A comprehensive voting rights bill pushed by Mr Biden is similarly stalled, so too a law targeting discriminatory sentencing and probation practices, plans for a police oversight commission have been dropped.
Every day that brings another harrowing video or more protests about police interactions with the black community ups the pressure on the White House to take concrete steps.
That, activists say, will be the moment that there really will be justice for George Floyd.
Mr Biden’s White House tried hard to avoid using the word “crisis” – but the situation at the southern border has undoubtedly been exactly that.
The polls show it is the issue on which he rates poorest with American people and there is a perception, fuelled by his political opponents, that he has opened the floodgates to a surge of migrants crossing from Mexico.
The administration has struggled to accommodate and process the tens of thousands of arrivals, many of them unaccompanied children, and the entreaties to would-be migrants that the border is still closed have failed to stem the flow.
For an administration that promised to right what it alleged were the wrongs of Trump’s immigration policies it has been an uncomfortable failure.
Mr Biden has handed the job of dealing with the crisis to Vice President Harris – and her work with governments in central America is likely to determine if the border can be brought under control.

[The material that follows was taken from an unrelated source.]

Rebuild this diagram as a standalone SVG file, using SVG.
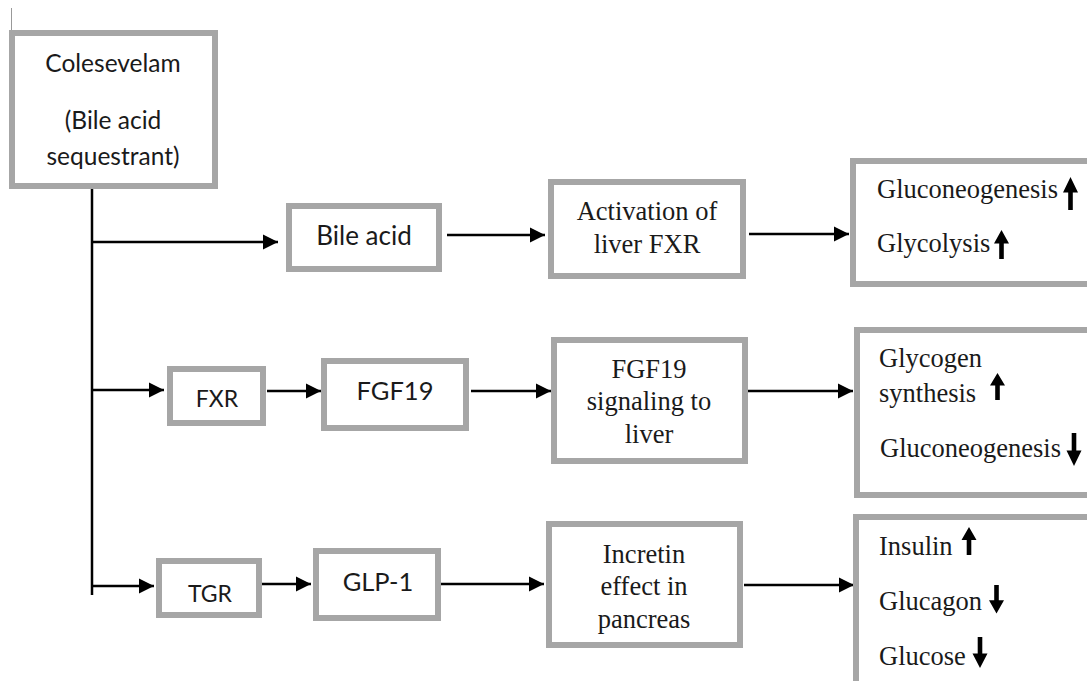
<svg xmlns="http://www.w3.org/2000/svg" width="1087" height="681" viewBox="0 0 1087 681">
<style>
.box{fill:#fff;stroke:#a6a6a6;stroke-width:6}
.sans{font-family:Lato,"Liberation Sans",sans-serif;fill:#1a1a1a;text-anchor:middle}
.serif{font-family:"Liberation Serif","Times New Roman",serif;font-size:26.5px;fill:#1a1a1a}
.mid{text-anchor:middle}
.conn line{stroke:#000;stroke-width:2.5;fill:none}
.arr{marker-end:url(#ah)}
</style>
<defs>
<marker id="ah" markerUnits="userSpaceOnUse" markerWidth="16" markerHeight="16" viewBox="0 0 16 16" refX="15" refY="8" orient="auto">
<path d="M0,0.5 L15,8 L0,15.5 Z" fill="#000"/>
</marker>
<path id="up" d="M0,0 L7.5,14 L2.3,14 L2.3,30 L-2.3,30 L-2.3,14 L-7.5,14 Z" fill="#000"/>
<path id="down" d="M0,30 L7.5,16 L2.3,16 L2.3,0 L-2.3,0 L-2.3,16 L-7.5,16 Z" fill="#000"/>
</defs>
<rect width="1087" height="681" fill="#fff"/>
<line x1="11.5" y1="8" x2="11.5" y2="48" stroke="#999" stroke-width="1"/>

<g id="connectors" class="conn">
<line x1="92" y1="188" x2="92" y2="595"/>
<line class="arr" x1="92" y1="242" x2="278" y2="242"/>
<line class="arr" x1="447" y1="235" x2="545" y2="235"/>
<line class="arr" x1="749" y1="234" x2="849" y2="234"/>
<line class="arr" x1="92" y1="390" x2="164" y2="390"/>
<line class="arr" x1="267" y1="391" x2="321" y2="391"/>
<line class="arr" x1="471" y1="391" x2="551" y2="391"/>
<line class="arr" x1="748" y1="391" x2="853" y2="391"/>
<line class="arr" x1="92" y1="586" x2="154" y2="586"/>
<line class="arr" x1="262" y1="584" x2="311" y2="584"/>
<line class="arr" x1="441" y1="584" x2="544" y2="584"/>
<line class="arr" x1="744" y1="585" x2="854" y2="585"/>
</g>

<g id="colesevelam">
<rect class="box" x="12" y="33" width="203" height="153"/>
<text class="sans" x="113" y="72" font-size="24.5">Colesevelam</text>
<text class="sans" x="113" y="129" font-size="24.5">(Bile acid</text>
<text class="sans" x="113" y="165" font-size="24.5">sequestrant)</text>
</g>

<g id="bile-acid">
<rect class="box" x="289" y="206" width="150" height="63"/>
<text class="sans" x="364" y="245" font-size="26">Bile acid</text>
</g>

<g id="activation">
<rect class="box" x="551" y="182" width="192" height="94"/>
<text class="serif mid" x="647" y="220">Activation of</text>
<text class="serif mid" x="647" y="253">liver FXR</text>
</g>

<g id="outcome1">
<rect class="box" x="853" y="161" width="240" height="123"/>
<text class="serif" x="877" y="198">Gluconeogenesis</text>
<use href="#up" transform="translate(1070.5,177) scale(1,1.1)"/>
<text class="serif" x="877" y="252">Glycolysis</text>
<use href="#up" transform="translate(1001.5,230) scale(1,0.97)"/>
</g>

<g id="fxr">
<rect class="box" x="170" y="369" width="93" height="54"/>
<text class="sans" x="217" y="407" font-size="23">FXR</text>
</g>

<g id="fgf19">
<rect class="box" x="324" y="361" width="142" height="67"/>
<text class="sans" x="395" y="400" font-size="25.5">FGF19</text>
</g>

<g id="fgf19-signaling">
<rect class="box" x="554" y="340" width="191" height="121"/>
<text class="serif mid" x="649" y="378">FGF19</text>
<text class="serif mid" x="649" y="410">signaling to</text>
<text class="serif mid" x="649" y="443">liver</text>
</g>

<g id="outcome2">
<rect class="box" x="857" y="330" width="240" height="165"/>
<text class="serif" x="879" y="367">Glycogen</text>
<text class="serif" x="879" y="402">synthesis</text>
<use href="#up" transform="translate(997.5,373) scale(1,0.9)"/>
<text class="serif" x="880" y="457">Gluconeogenesis</text>
<use href="#down" transform="translate(1074,433) scale(1,1.1)"/>
</g>

<g id="tgr">
<rect class="box" x="159" y="561" width="100" height="54"/>
<text class="sans" x="210" y="601.5" font-size="23">TGR</text>
</g>

<g id="glp1">
<rect class="box" x="316" y="551" width="122" height="67"/>
<text class="sans" x="378" y="591" font-size="25.5">GLP-1</text>
</g>

<g id="incretin">
<rect class="box" x="549" y="524" width="191" height="121"/>
<text class="serif mid" x="644" y="562.5">Incretin</text>
<text class="serif mid" x="644" y="595">effect in</text>
<text class="serif mid" x="644" y="627.5">pancreas</text>
</g>

<g id="outcome3">
<rect class="box" x="856" y="517" width="240" height="200"/>
<text class="serif" x="879" y="555">Insulin</text>
<use href="#up" transform="translate(969,527) scale(1,0.93)"/>
<text class="serif" x="879" y="610">Glucagon</text>
<use href="#down" transform="translate(996.5,585) scale(1,0.95)"/>
<text class="serif" x="879" y="665">Glucose</text>
<use href="#down" transform="translate(980,637) scale(1,1.03)"/>
</g>
</svg>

The problems have eclipsed some of Mr Biden’s delivery of promises on immigration: a bill offering a pathway to citizenship to those in the US illegally, especially children, reuniting parents and children separated at the border, stopping construction of the wall and ending the ban on travel from majority Muslim countries.
Plenty more that was promised has yet to materialise and, as Donald Trump realised, there is major political capital to be made from the immigration debate.
Joe Biden’s first 100 days were always likely to be less headline-grabbing than those of his two immediate predecessors – the presidencies of Donald Trump and Barack Obama were history-making in their own, very different ways – but he knew enough about the White House before taking office to understand there are limitations.
On the international stage, Biden declared that “America is back” and scheduled the withdrawal of the remaining US troops in Afghanistan by this year’s 20th anniversary of 9/11. A multi-lateral American president should be a welcome sight for a world in turmoil.
He has made the right noises about bipartisanship at home, but faces a Republican Party wrestling with what its post-Trump future looks like, or even whether Mr Trump is actually still their future.
Those polls to mark 100 days show America just as divided as ever – 90% approval of Biden among Democrats, just 9% among Republicans – although one thing does seem to unite Americans – well, almost.
A CBS/YouGov poll found that 85% of Americans want the next four years to be “steady” or “normal”.